When a company CEO supersizes his own home, it may be time to dump its stock.
So suggest finance Professors Crocker Liu of Arizona State University and David Yermack of New York University, whose unique piece of number-crunching has found that for CEOs whose homes were larger than 10,000 square feet or sitting on 10 acres or more of land, their companies' stock price fell an average of 1.7 per cent in the year following their home purchase.
"We also find that, regardless of the source of finance, future company performance deteriorates when CEOs acquire extremely large or costly mansions and estates. We therefore interpret large home acquisitions as signals of CEO entrenchment," they argue.

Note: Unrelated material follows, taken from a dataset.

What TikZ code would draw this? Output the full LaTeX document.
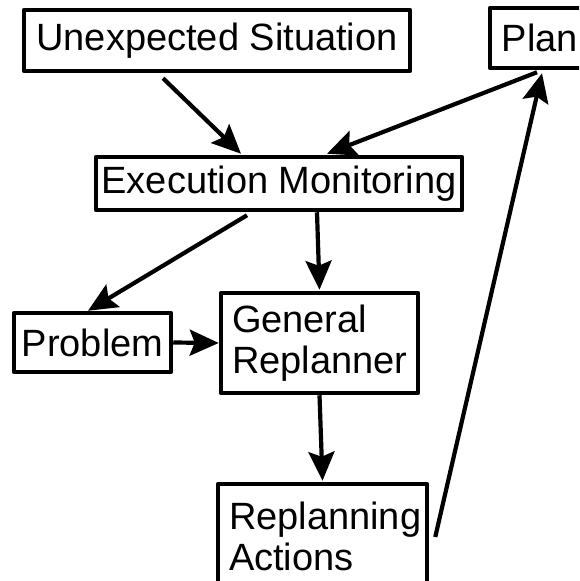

Liu and Yermack's paper, Where are the shareholders' mansions?, also found that when a CEO lived in more normal-sized houses, the company had an average stock-price increase of about 6 per cent.
Mind you, by 'normal' they mean something in the region of 5,700 square feet with 4.5 bathrooms and worth $2.7m - a modest property, in other words...
So why the correlation? One reason is that a supersized home could suggest entrenchment – the CEO feels (rather too) secure in his position and isn't concerned he is going to have to leave any time soon.
Alternatively, it could also mean that the CEO suspects things might be going wrong and has sold shares or options just before they are going to peak in order to pay for their new palace.